Energy-momentum tensor of a ferromagnet

TL;DR

This paper identifies gauge-dependence issues in the traditional energy-momentum tensor of ferromagnets and proposes a gauge-invariant tensor derived from the Wess-Zumino action, involving an extra spatial dimension.

Contribution

It introduces a gauge-invariant energy-momentum tensor for ferromagnets using the Wess-Zumino action, resolving unphysical artifacts present in previous formulations.

Findings

Traditional tensor is gauge-dependent and unphysical.

The new tensor is gauge-invariant and physically consistent.

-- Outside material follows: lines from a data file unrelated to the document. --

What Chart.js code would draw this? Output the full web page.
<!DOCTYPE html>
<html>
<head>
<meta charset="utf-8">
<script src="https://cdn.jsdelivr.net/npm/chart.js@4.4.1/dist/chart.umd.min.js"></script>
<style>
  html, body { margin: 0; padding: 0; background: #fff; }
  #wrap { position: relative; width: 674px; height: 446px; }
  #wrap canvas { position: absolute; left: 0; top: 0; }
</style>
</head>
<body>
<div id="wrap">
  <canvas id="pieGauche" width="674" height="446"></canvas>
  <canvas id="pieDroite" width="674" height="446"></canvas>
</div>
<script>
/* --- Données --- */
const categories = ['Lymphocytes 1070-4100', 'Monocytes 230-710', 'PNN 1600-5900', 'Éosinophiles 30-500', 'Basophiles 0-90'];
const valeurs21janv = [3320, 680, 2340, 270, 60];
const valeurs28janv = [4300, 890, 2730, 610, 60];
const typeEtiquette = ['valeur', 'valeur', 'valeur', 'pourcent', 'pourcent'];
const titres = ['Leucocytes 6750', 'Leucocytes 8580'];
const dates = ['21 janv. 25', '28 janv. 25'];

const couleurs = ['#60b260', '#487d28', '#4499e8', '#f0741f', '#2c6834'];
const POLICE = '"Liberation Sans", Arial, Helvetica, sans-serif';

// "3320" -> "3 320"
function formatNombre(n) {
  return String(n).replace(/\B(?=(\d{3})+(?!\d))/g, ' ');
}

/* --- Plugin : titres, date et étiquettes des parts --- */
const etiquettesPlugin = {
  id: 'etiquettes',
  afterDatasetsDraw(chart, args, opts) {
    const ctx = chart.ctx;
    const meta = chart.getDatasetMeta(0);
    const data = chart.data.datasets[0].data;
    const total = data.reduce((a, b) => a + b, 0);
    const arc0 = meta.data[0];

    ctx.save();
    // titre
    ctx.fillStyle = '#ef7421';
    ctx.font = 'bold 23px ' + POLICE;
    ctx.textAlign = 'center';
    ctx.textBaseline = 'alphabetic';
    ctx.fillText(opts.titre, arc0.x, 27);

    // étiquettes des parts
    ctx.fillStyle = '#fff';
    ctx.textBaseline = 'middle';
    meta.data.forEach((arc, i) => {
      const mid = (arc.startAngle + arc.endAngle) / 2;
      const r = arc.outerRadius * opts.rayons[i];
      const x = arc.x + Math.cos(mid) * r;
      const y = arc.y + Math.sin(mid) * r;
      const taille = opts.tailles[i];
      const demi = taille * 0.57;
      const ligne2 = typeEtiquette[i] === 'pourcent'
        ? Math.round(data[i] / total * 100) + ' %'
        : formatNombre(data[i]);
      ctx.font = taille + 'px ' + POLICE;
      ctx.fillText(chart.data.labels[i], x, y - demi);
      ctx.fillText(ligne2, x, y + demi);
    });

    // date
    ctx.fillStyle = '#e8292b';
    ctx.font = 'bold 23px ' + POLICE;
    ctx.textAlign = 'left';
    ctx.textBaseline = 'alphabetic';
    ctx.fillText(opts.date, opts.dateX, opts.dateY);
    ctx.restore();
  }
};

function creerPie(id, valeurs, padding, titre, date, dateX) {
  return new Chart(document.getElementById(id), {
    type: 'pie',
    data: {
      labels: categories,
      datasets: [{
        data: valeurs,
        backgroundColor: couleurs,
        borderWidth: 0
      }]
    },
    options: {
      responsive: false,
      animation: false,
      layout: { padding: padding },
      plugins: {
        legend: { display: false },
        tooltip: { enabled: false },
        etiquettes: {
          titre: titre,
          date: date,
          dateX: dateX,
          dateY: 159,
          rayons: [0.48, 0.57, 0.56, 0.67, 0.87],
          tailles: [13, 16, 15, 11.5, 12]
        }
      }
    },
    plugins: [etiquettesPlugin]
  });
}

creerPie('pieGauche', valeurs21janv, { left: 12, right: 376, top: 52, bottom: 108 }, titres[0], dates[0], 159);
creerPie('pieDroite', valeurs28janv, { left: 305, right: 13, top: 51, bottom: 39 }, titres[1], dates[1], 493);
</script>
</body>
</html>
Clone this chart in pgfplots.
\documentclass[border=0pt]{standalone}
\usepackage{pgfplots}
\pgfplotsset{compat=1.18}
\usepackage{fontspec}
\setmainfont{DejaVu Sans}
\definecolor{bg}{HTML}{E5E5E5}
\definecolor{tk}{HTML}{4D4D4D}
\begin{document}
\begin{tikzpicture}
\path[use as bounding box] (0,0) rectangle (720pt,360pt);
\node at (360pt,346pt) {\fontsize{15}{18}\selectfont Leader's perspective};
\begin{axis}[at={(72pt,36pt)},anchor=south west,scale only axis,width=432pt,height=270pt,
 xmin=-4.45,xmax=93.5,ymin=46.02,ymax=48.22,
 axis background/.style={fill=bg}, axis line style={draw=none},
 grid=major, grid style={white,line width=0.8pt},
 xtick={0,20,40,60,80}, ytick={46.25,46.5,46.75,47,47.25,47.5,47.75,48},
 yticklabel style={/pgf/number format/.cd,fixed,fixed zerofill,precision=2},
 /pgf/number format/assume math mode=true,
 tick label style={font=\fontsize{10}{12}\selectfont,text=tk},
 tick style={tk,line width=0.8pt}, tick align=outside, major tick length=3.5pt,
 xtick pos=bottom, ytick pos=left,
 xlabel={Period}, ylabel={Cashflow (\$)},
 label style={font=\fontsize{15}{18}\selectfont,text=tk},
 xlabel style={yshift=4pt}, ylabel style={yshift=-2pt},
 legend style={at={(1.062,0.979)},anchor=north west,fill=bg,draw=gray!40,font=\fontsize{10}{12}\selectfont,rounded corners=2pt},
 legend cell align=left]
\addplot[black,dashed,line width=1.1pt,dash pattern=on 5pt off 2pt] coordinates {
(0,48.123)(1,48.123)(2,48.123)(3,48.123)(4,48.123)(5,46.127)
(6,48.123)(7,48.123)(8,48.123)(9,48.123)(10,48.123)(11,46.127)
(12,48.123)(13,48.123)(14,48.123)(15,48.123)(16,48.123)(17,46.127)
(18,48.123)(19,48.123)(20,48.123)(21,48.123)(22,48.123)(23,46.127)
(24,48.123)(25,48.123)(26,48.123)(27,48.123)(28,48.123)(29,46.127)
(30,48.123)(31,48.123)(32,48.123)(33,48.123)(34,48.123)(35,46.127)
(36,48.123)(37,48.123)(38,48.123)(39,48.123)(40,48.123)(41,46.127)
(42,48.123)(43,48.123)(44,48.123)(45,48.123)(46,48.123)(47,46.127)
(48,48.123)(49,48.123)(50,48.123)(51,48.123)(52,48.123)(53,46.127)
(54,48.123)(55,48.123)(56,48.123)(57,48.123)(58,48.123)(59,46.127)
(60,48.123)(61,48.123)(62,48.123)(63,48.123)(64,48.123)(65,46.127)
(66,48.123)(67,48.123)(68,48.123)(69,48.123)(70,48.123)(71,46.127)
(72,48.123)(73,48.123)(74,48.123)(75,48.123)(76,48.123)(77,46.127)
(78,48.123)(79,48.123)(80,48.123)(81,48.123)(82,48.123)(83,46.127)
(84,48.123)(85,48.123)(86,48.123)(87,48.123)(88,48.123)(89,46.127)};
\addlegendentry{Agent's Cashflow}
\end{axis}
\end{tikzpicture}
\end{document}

Requires an extra spatial dimension for its formulation.

Abstract

The energy-momentum tensor of a ferromagnet derived according to the standard prescription of Noether's theorem has a major flaw: the term originating from the spin Berry phase is gauge-dependent. As a consequence, some physical quantities computed from the tensor show unphysical behavior. For example, the presence of a spin-polarized current does not affect the energy of the domain wall in the commonly accepted gauge, which implies-incorrectly-the absence of the adiabatic spin torque. In other gauges, the spin torque shows unphysical glitches occurring when the plane of magnetization crosses the Dirac string associated with a magnetic monopole in spin space. We derive a gauge-invariant energy-momentum tensor that is free from these artifacts but requires the addition of an extra spatial dimension, with the ferromagnet living on its boundary. It can be obtained most directly from the Wess-Zumino action for spins, which relies on the same extra dimension.